## start The records

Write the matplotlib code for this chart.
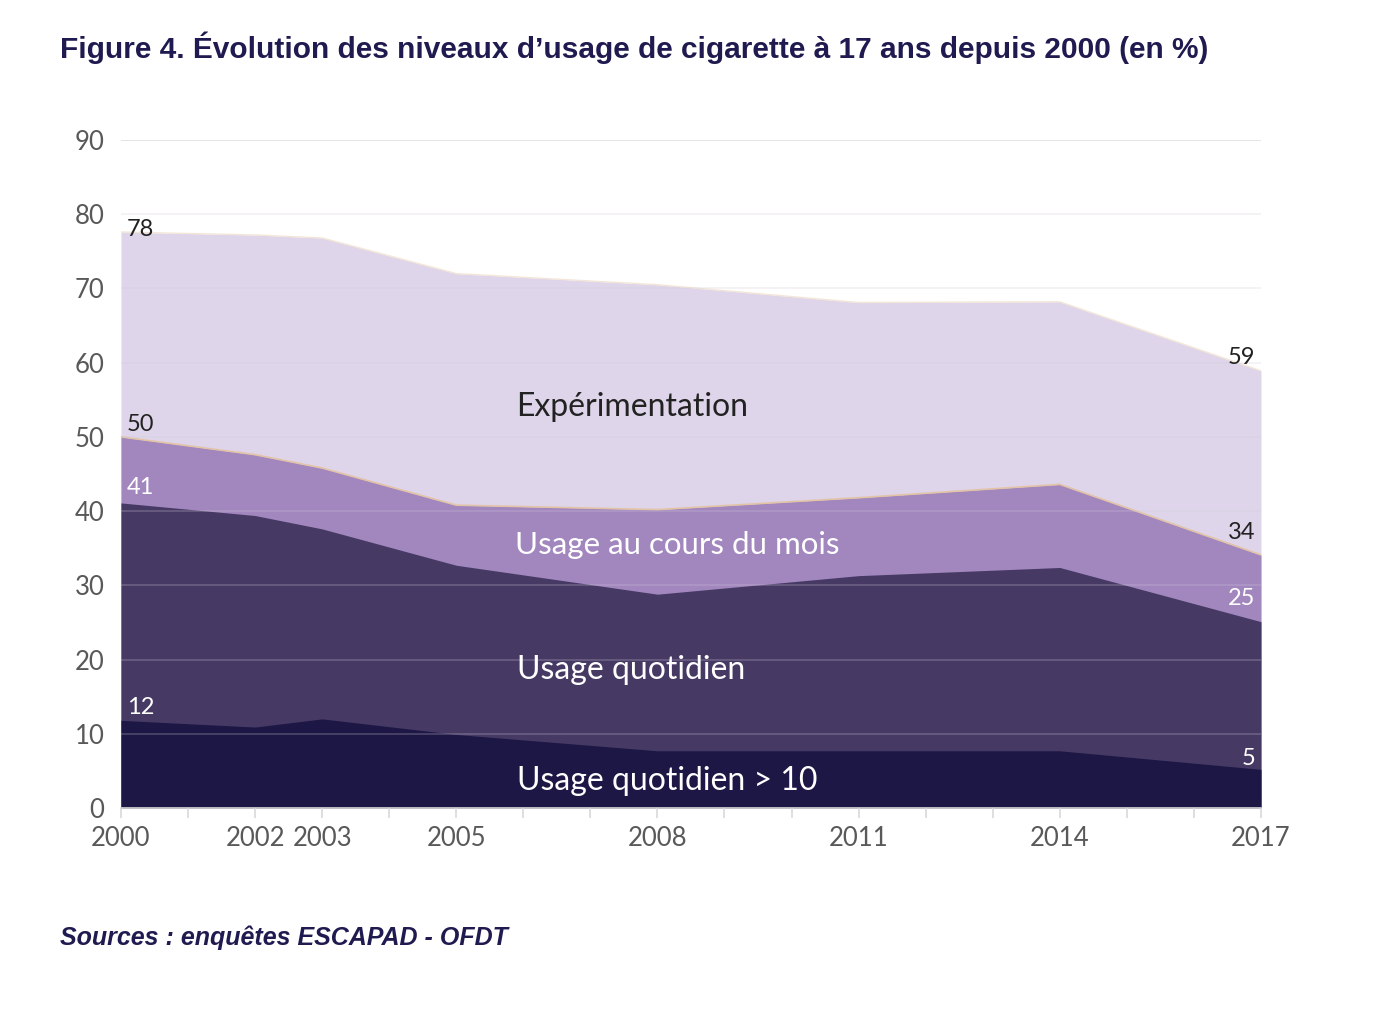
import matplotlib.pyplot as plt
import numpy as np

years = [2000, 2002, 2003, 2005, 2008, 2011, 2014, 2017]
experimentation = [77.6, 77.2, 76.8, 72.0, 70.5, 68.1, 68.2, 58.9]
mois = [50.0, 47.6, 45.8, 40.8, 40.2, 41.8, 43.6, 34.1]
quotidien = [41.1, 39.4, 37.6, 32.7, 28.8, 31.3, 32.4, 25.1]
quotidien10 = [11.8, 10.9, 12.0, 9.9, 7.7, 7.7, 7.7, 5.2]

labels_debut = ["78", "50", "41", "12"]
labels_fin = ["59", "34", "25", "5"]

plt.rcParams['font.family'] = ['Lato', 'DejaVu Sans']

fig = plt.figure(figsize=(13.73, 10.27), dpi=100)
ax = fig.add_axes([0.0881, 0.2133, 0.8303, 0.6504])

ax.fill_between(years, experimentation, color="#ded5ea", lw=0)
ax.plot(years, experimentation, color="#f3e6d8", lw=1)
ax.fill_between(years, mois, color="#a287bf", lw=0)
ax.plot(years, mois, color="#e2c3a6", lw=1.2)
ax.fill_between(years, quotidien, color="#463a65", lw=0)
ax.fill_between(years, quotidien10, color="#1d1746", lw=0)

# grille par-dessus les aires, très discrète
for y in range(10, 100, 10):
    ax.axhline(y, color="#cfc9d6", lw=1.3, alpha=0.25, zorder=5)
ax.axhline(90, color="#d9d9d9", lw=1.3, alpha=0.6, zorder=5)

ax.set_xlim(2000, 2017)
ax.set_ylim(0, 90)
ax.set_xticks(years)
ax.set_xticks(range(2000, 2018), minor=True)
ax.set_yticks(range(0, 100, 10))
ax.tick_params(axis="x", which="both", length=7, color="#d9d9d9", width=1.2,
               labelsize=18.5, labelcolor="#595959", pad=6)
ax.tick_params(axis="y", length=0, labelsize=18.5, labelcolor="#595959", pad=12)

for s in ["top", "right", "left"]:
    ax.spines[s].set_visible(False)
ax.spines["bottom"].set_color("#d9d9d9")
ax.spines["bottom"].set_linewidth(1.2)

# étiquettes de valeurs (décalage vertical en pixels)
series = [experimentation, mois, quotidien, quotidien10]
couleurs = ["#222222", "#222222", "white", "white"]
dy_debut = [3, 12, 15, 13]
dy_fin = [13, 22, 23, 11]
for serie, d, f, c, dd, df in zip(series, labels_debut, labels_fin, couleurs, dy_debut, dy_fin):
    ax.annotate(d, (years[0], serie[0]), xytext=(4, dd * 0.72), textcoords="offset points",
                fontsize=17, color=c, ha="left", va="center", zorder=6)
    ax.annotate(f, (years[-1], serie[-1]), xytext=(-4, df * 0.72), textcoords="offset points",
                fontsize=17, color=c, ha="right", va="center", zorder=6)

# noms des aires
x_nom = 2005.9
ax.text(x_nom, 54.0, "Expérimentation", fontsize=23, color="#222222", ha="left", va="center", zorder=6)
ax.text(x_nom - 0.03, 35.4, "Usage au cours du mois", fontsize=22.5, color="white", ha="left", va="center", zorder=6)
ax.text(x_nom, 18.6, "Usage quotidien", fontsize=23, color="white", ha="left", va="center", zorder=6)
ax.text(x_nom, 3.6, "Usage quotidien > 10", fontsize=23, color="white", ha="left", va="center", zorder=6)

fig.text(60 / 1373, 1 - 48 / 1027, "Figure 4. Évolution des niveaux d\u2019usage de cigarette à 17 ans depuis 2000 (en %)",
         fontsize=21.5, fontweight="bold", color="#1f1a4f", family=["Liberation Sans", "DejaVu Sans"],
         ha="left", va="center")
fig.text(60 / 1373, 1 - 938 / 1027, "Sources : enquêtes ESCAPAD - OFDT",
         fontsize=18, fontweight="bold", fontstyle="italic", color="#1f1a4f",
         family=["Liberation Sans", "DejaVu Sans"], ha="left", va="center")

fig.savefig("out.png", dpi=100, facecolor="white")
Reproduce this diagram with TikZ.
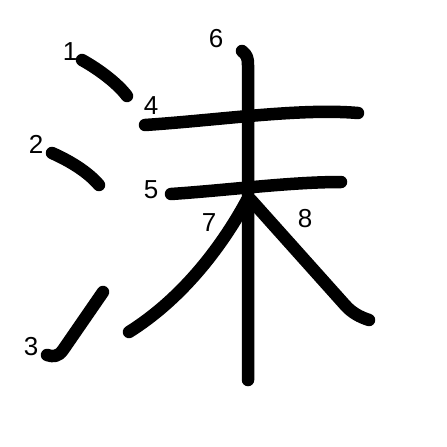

## end The records

→ **What you should do**: Reproduce the records above from their first line to the line bearing "import numpy as np", both ends included, leaving every picture out.

→ **Final result**:
Write the matplotlib code for this chart.
import matplotlib.pyplot as plt
import numpy as np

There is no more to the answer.